>>>>
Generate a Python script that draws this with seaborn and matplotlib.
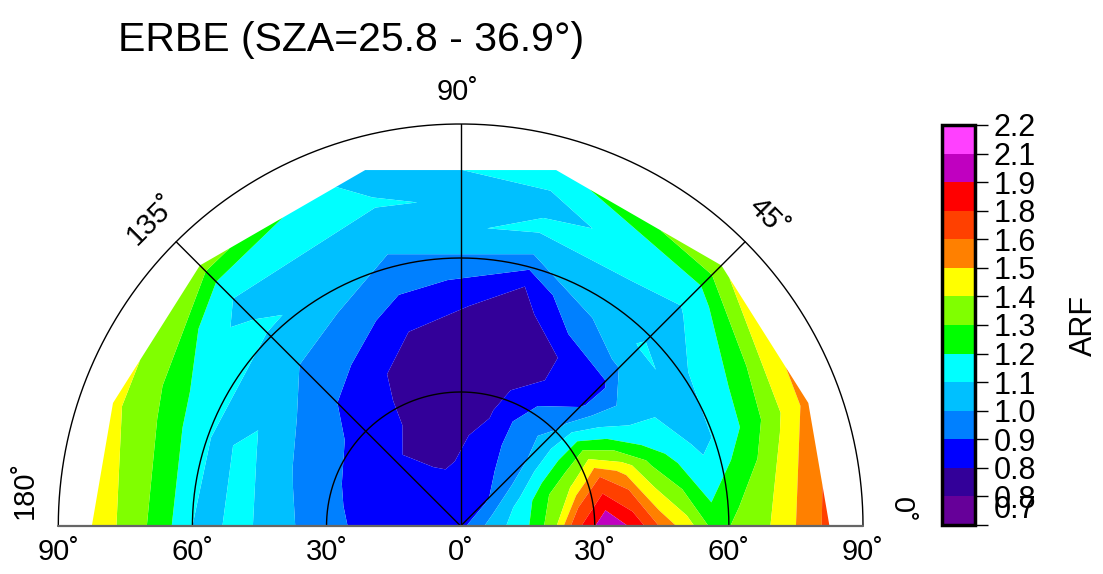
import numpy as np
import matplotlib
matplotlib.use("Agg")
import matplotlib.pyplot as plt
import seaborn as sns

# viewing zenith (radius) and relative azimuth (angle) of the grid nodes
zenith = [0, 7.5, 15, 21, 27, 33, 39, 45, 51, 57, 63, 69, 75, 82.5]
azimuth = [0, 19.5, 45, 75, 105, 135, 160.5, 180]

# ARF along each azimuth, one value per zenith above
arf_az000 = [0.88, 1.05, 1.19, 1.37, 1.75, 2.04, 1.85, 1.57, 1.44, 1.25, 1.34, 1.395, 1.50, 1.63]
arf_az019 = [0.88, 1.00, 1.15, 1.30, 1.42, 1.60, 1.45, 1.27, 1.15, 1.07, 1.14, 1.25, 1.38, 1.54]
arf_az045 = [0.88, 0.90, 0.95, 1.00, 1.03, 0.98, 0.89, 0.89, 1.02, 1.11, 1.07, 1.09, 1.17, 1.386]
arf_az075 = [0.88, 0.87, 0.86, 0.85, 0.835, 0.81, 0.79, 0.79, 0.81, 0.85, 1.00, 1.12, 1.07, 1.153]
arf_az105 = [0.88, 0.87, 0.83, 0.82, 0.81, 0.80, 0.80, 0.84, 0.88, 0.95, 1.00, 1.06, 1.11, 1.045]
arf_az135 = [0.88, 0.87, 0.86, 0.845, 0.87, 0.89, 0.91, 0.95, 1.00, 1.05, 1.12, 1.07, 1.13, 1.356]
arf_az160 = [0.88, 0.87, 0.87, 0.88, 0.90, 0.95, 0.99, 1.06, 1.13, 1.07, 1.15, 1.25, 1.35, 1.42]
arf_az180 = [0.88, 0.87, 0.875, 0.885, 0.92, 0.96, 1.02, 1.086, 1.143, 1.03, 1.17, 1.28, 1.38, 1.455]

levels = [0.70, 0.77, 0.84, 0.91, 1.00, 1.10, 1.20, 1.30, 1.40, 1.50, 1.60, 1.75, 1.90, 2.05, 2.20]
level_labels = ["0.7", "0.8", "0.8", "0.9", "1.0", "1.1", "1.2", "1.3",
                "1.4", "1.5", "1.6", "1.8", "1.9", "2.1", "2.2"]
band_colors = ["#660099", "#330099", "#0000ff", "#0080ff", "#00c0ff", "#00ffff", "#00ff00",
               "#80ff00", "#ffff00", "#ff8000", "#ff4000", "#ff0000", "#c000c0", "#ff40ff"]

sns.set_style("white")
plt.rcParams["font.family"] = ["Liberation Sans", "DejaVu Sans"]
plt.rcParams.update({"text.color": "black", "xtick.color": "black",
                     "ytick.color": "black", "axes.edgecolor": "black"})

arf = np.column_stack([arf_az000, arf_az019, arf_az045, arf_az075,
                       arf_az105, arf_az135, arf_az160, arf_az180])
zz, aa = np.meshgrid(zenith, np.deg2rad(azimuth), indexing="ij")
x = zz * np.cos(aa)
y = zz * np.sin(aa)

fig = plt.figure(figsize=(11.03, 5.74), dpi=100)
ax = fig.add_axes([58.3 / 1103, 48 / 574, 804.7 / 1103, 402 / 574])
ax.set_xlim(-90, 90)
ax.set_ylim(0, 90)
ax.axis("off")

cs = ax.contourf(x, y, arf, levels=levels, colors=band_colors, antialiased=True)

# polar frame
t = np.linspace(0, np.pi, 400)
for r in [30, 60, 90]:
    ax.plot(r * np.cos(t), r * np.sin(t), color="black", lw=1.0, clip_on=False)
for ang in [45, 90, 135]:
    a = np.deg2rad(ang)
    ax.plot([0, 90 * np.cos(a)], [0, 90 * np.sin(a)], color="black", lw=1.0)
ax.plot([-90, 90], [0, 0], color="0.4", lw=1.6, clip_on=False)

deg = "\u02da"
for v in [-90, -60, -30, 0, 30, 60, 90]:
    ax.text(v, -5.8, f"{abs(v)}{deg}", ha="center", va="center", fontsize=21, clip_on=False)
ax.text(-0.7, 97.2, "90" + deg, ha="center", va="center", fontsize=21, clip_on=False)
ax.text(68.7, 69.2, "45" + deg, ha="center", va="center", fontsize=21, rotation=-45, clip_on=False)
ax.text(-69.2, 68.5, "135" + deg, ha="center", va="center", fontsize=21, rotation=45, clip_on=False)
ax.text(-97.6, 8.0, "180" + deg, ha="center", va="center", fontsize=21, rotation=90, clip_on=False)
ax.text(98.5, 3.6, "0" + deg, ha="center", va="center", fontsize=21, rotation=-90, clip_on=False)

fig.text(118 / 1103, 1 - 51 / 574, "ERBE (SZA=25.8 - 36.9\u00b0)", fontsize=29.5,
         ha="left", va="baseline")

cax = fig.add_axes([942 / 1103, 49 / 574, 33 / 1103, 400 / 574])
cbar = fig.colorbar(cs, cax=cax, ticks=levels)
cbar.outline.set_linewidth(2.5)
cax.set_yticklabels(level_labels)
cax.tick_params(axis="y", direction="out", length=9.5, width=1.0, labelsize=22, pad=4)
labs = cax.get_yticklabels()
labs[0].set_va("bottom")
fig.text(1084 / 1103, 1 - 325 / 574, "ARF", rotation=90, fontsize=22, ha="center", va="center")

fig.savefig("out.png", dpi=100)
<<<<
>>>>
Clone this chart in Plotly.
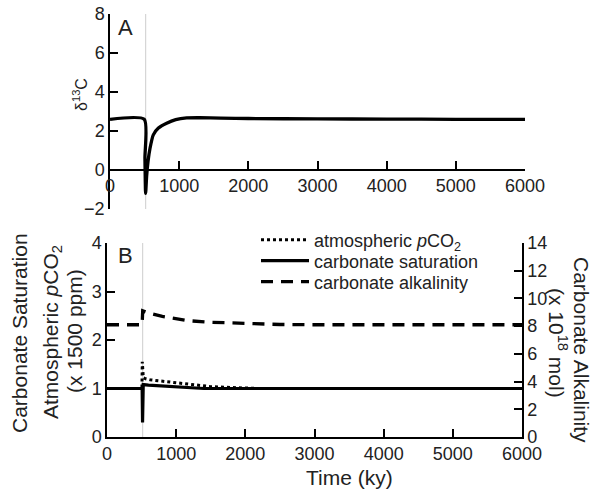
<<<<
>>>>
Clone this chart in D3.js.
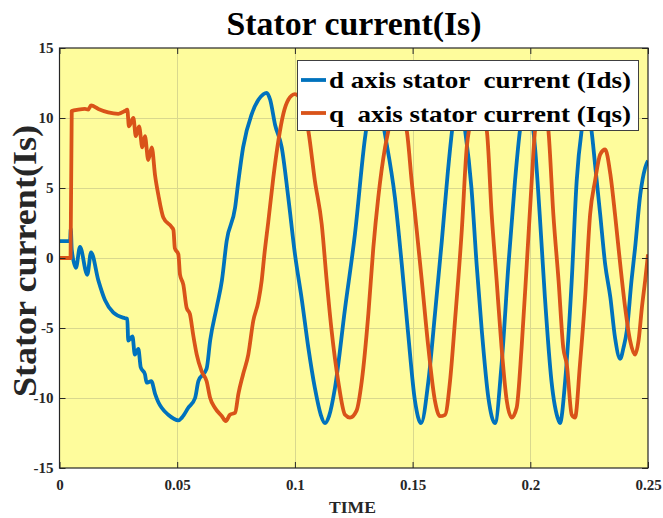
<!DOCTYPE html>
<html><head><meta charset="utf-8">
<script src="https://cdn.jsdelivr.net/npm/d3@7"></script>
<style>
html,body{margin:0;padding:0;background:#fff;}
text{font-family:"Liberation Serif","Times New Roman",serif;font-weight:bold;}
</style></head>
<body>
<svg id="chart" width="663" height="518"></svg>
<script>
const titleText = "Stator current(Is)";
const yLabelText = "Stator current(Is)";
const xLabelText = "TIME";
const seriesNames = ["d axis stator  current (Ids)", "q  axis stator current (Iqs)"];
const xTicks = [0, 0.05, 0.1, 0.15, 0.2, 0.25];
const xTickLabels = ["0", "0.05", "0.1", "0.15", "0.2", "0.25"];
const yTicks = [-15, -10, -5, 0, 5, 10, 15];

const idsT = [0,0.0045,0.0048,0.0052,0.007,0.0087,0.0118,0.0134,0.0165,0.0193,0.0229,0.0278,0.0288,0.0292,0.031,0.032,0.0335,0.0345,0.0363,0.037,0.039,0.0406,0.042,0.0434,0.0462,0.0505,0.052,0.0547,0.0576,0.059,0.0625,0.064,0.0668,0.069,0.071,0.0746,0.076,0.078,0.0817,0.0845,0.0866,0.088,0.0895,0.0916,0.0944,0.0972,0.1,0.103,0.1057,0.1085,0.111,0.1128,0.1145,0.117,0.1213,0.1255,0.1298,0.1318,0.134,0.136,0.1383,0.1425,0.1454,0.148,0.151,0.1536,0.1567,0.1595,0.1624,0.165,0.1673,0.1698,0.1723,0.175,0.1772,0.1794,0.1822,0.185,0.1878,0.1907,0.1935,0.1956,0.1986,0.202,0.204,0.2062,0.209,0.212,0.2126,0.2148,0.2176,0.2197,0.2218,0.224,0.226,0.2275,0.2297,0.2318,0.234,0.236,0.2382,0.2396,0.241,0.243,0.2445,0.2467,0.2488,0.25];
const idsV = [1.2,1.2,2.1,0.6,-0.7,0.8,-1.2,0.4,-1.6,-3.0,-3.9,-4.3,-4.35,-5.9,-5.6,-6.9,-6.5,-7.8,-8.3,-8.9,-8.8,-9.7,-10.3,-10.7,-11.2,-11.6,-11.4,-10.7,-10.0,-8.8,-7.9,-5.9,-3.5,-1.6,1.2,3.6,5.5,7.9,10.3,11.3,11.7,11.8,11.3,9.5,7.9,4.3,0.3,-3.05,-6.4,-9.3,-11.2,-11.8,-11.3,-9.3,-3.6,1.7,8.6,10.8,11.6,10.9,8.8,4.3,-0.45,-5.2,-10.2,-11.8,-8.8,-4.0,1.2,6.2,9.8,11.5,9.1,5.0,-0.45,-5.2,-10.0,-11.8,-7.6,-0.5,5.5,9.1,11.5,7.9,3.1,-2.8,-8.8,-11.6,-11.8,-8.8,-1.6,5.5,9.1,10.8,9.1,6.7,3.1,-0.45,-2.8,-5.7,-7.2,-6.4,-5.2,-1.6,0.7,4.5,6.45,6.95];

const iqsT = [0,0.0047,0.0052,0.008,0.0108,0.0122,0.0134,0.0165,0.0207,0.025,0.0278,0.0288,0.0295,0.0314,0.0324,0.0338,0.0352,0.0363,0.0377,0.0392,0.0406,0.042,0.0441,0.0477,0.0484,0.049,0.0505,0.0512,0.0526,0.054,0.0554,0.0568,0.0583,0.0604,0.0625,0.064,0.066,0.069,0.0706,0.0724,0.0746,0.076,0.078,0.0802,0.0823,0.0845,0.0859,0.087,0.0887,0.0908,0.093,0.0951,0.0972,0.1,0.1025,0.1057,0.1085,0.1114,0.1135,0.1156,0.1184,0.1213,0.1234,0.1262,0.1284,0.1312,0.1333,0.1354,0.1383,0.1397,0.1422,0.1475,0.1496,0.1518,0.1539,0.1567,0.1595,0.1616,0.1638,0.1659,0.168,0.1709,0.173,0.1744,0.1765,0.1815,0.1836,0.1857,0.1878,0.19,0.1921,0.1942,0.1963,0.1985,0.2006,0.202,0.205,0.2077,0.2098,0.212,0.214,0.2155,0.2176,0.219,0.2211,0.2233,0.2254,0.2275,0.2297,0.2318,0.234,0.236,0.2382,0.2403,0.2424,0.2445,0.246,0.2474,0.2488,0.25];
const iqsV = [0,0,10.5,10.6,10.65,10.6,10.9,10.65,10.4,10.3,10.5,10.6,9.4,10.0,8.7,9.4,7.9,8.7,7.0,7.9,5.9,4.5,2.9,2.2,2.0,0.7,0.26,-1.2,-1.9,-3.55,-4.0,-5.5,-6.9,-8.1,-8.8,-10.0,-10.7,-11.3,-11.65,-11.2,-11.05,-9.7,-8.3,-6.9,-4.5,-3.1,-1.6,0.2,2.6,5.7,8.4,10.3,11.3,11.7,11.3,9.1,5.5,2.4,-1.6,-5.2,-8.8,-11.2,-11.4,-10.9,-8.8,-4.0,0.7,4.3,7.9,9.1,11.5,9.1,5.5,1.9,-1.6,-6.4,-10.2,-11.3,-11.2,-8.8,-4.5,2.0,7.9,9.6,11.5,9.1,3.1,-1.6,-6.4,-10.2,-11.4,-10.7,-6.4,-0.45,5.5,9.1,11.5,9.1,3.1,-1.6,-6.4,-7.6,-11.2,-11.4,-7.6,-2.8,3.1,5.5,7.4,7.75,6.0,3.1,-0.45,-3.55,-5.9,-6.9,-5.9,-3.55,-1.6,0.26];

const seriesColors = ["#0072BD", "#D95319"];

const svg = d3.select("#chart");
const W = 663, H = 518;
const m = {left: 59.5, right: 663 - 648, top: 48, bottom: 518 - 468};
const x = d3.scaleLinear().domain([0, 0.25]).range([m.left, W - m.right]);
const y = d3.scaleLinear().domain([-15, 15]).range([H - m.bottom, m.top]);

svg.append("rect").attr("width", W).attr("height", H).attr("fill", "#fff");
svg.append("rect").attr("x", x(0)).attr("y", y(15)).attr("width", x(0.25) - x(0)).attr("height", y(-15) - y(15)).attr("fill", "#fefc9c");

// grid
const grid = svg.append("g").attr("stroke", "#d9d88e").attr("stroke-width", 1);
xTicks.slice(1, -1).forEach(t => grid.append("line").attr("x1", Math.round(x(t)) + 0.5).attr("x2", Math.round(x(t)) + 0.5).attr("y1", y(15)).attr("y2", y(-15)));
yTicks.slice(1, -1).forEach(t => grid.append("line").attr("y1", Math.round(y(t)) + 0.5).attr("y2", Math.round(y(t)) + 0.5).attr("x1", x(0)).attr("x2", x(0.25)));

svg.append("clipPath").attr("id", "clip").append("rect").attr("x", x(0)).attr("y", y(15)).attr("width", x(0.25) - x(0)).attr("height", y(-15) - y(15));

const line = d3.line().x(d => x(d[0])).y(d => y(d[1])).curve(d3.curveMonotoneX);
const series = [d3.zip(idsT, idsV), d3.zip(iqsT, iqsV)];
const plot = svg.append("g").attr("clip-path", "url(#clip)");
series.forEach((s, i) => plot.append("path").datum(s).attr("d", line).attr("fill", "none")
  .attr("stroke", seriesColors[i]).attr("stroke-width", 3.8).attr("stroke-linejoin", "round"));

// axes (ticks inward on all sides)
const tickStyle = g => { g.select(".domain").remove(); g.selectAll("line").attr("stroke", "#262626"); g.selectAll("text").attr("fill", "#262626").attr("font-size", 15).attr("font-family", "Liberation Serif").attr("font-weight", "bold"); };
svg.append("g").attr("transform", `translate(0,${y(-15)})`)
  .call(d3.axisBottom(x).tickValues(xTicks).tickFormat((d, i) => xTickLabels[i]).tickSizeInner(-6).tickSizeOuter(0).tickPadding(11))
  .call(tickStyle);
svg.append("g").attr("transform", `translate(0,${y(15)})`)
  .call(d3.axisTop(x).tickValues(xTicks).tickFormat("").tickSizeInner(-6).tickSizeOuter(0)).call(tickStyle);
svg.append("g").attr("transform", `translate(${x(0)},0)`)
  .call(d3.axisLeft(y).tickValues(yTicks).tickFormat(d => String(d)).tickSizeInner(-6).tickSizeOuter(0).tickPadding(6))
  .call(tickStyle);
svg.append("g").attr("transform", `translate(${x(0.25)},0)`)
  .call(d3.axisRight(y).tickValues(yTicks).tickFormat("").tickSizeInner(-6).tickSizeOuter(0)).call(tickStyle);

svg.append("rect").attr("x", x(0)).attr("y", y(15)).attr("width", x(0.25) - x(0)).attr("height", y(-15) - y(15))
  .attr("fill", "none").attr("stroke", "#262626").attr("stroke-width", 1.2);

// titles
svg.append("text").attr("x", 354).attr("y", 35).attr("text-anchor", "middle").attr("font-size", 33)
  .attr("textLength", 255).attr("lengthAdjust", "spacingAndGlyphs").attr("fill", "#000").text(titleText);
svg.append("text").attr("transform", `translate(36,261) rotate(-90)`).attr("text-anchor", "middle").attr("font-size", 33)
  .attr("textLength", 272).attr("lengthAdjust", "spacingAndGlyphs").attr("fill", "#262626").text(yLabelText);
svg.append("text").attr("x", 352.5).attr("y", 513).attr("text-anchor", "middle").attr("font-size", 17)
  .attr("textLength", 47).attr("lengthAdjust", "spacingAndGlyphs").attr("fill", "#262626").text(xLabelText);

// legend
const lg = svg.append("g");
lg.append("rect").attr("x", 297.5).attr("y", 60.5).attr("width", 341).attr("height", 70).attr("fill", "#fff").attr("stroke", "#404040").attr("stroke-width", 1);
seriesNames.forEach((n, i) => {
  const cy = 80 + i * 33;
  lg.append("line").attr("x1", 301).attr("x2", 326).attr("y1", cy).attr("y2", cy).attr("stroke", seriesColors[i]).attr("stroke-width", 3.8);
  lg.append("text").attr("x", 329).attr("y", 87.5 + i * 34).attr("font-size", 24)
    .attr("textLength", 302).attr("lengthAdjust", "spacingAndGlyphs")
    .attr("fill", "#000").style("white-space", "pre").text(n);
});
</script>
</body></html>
<<<<
--- Problem requirements ---
Locate the string "script" in the listing above and copy every line where it occurs.

--- Exercise solution ---
Generate a Python script that draws this with seaborn and matplotlib.
<script src="https://cdn.jsdelivr.net/npm/d3@7"></script>
<script>
</script>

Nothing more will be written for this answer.